• Given task: Set down word for word the lines running from the line with "Emit a Python" to the line with "plt.rcParams['font.family'] = ['DejaVu Sans']", ends included. Skip every picture.

===============

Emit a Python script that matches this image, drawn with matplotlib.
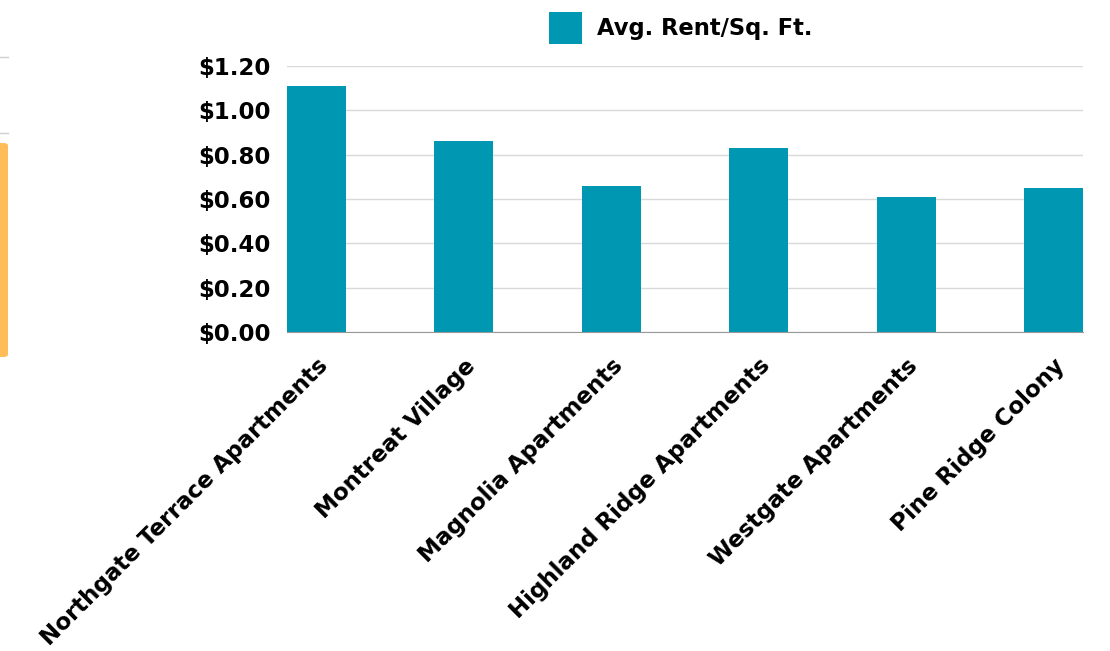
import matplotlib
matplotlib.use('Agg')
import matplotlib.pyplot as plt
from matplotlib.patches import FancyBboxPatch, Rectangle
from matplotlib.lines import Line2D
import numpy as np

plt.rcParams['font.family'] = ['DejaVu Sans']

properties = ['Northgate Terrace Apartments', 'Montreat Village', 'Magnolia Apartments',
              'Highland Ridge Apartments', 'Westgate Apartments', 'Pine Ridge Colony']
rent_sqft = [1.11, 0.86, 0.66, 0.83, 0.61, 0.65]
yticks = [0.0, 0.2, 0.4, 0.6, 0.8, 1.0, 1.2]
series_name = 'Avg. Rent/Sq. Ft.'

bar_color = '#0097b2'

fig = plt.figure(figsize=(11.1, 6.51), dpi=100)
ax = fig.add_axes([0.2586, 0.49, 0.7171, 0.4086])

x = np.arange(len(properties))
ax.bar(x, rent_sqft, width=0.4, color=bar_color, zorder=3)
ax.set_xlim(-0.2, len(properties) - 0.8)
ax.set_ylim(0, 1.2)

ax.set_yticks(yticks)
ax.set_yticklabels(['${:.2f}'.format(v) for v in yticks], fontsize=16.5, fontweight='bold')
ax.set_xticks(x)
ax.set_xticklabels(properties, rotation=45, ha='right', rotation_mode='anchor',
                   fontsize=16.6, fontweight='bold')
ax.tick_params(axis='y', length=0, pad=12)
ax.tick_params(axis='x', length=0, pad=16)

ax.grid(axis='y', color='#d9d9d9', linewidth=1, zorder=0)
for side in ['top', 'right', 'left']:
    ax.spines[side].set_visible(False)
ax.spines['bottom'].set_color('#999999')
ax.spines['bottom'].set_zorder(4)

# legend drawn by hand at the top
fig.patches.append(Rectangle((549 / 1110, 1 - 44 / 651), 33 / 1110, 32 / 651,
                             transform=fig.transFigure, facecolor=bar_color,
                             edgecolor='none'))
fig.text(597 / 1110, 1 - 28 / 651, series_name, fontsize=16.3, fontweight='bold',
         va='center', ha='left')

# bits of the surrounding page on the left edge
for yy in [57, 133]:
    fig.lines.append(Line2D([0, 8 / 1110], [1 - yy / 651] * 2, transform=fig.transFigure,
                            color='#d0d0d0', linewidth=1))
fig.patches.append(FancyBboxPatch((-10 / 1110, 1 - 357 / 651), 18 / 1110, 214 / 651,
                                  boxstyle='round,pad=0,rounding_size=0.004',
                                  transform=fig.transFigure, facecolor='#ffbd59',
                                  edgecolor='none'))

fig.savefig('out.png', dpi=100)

===============

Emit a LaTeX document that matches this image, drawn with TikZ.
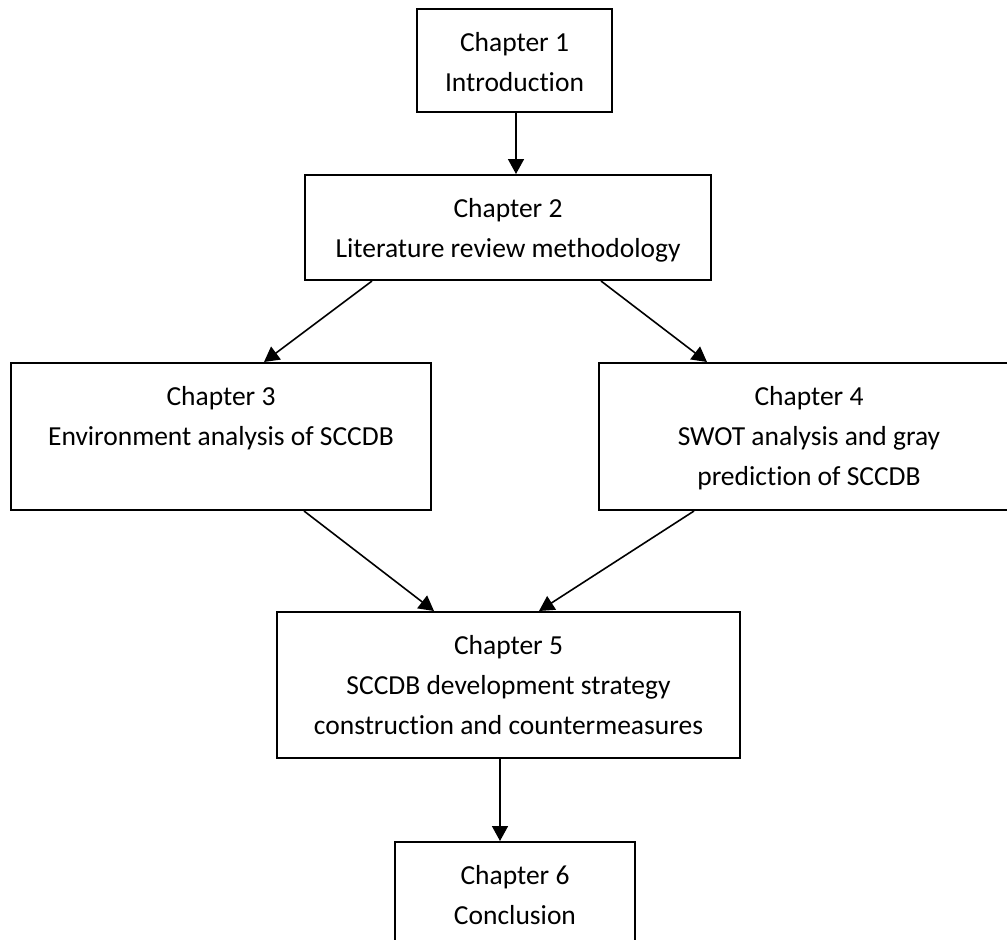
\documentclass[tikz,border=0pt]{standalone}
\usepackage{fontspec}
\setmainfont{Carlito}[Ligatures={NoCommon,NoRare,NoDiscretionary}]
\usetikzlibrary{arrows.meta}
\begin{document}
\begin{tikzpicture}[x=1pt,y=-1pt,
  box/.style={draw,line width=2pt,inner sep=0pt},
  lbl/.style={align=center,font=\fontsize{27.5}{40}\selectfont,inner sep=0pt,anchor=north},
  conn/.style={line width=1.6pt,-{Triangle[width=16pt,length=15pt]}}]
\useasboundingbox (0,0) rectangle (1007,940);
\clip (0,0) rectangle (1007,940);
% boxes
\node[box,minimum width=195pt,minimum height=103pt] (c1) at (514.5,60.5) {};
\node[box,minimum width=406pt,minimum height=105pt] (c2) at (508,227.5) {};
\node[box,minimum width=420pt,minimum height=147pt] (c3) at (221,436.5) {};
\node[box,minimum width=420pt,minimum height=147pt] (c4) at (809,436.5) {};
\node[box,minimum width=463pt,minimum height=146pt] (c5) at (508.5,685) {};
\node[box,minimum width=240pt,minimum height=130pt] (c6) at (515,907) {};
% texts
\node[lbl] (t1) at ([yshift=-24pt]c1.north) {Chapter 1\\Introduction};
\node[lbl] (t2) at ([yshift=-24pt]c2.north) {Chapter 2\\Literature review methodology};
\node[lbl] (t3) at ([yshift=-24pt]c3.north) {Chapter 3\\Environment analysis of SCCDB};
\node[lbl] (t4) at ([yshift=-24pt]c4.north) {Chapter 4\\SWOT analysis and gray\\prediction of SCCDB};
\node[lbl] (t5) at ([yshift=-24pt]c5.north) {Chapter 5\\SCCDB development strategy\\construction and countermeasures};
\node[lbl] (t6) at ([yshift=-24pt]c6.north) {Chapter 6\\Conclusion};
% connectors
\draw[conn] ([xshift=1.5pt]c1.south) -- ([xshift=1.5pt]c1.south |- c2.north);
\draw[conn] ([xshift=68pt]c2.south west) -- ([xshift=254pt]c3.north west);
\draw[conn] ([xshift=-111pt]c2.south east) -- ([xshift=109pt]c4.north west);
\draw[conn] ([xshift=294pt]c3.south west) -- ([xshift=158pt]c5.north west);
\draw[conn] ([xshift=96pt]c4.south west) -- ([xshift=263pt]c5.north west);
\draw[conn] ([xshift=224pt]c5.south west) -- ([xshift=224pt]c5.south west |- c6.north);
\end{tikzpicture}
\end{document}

===============

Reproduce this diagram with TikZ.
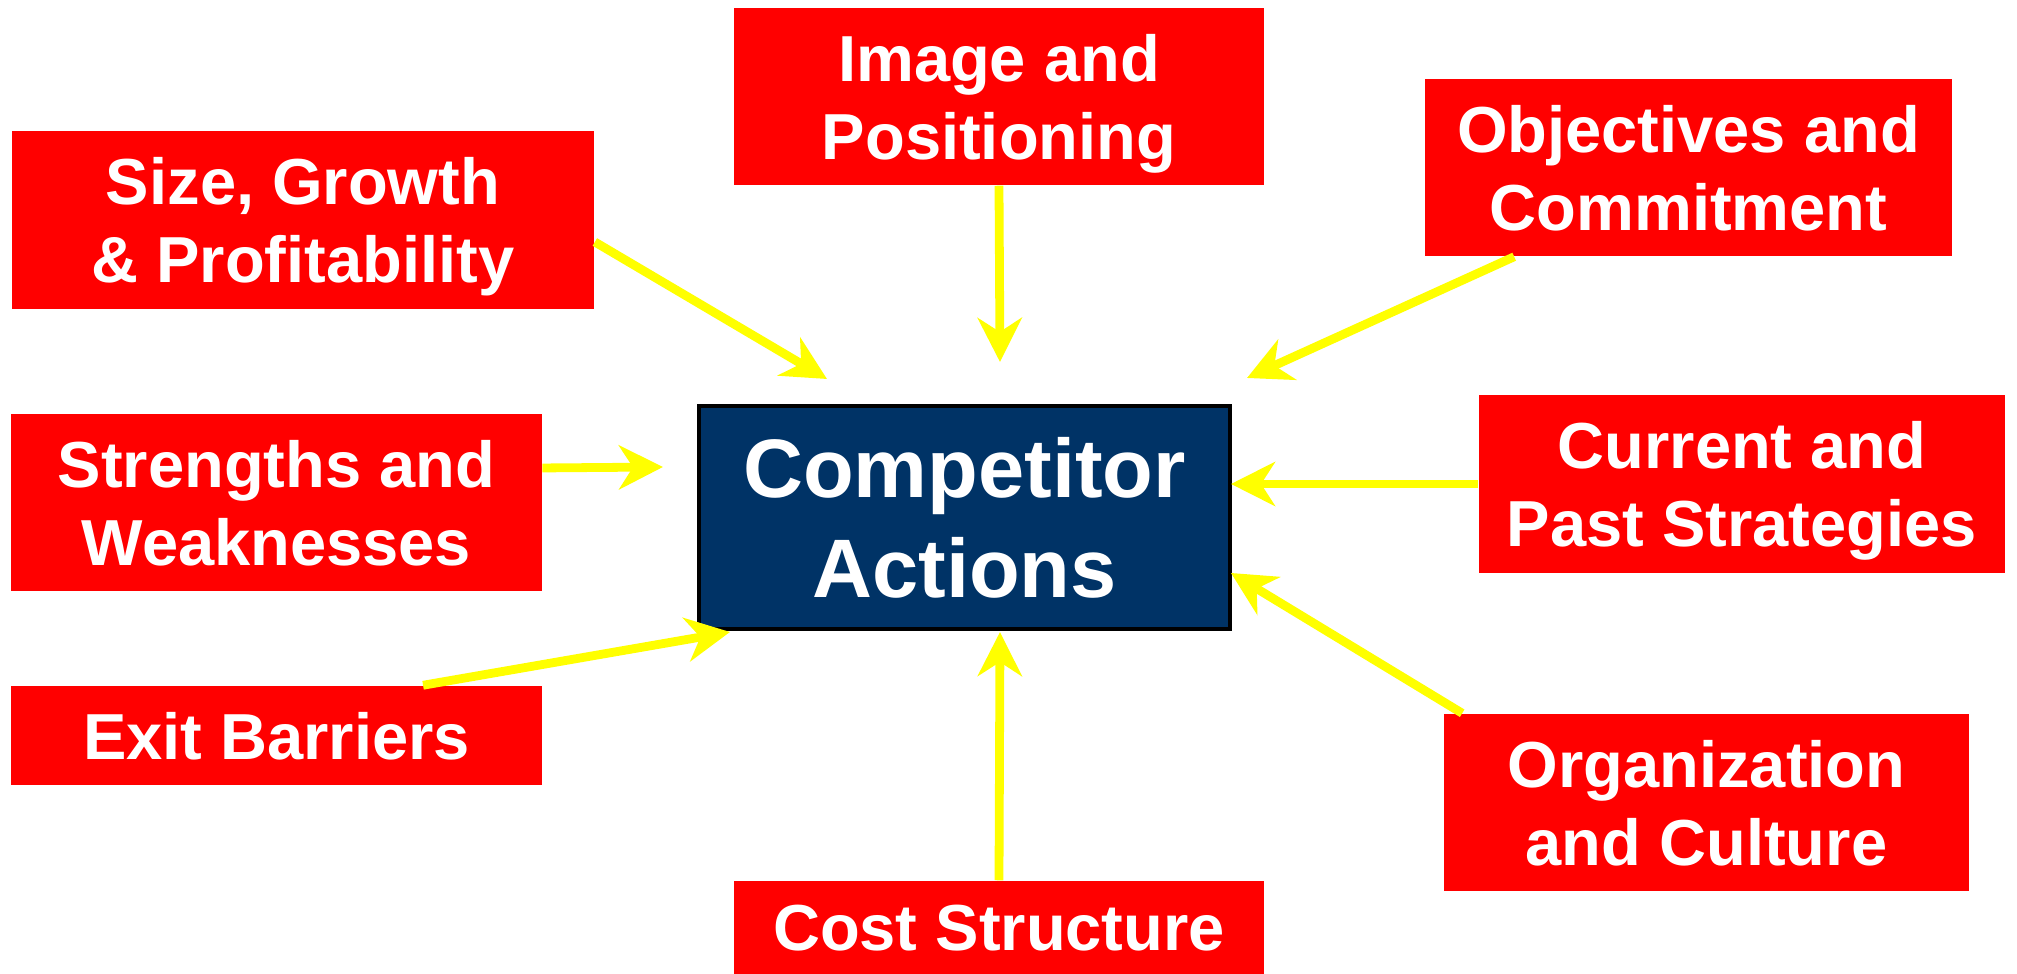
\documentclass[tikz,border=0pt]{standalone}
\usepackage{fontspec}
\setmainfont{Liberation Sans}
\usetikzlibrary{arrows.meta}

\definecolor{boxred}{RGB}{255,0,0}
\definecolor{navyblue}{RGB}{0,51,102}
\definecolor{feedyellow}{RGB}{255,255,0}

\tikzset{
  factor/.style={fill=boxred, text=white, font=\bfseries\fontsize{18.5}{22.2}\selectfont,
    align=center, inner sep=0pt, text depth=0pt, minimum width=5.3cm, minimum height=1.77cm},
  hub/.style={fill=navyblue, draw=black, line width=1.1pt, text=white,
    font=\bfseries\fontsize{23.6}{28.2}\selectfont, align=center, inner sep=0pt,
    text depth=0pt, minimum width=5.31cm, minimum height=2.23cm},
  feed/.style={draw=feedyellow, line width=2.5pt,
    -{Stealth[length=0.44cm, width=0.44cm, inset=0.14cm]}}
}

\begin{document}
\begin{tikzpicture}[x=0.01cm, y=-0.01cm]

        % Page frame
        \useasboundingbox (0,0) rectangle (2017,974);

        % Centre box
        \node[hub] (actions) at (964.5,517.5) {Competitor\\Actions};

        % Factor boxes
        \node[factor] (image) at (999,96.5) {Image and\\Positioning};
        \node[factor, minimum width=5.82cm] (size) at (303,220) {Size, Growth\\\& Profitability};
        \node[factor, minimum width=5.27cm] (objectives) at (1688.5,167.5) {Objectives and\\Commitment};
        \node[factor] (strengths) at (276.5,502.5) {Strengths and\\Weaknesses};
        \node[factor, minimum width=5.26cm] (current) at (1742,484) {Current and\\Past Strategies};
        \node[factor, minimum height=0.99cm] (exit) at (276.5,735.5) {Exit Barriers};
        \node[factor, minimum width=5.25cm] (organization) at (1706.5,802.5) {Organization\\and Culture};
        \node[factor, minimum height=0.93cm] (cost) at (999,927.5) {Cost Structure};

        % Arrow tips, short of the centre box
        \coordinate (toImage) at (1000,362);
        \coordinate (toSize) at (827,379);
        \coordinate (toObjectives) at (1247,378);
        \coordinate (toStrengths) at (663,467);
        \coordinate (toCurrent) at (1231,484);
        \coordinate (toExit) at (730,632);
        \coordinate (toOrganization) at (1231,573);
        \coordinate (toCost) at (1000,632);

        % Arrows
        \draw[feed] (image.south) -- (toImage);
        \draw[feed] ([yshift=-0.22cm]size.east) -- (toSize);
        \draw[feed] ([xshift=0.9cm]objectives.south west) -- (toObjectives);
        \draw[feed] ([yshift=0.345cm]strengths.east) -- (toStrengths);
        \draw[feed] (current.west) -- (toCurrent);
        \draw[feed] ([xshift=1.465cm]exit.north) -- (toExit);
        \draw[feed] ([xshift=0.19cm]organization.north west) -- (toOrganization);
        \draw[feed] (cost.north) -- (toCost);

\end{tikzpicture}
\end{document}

===============

• Right answer:
Emit a Python script that matches this image, drawn with matplotlib.
import matplotlib
matplotlib.use('Agg')
import matplotlib.pyplot as plt
from matplotlib.patches import FancyBboxPatch, Rectangle
from matplotlib.lines import Line2D
import numpy as np

plt.rcParams['font.family'] = ['DejaVu Sans']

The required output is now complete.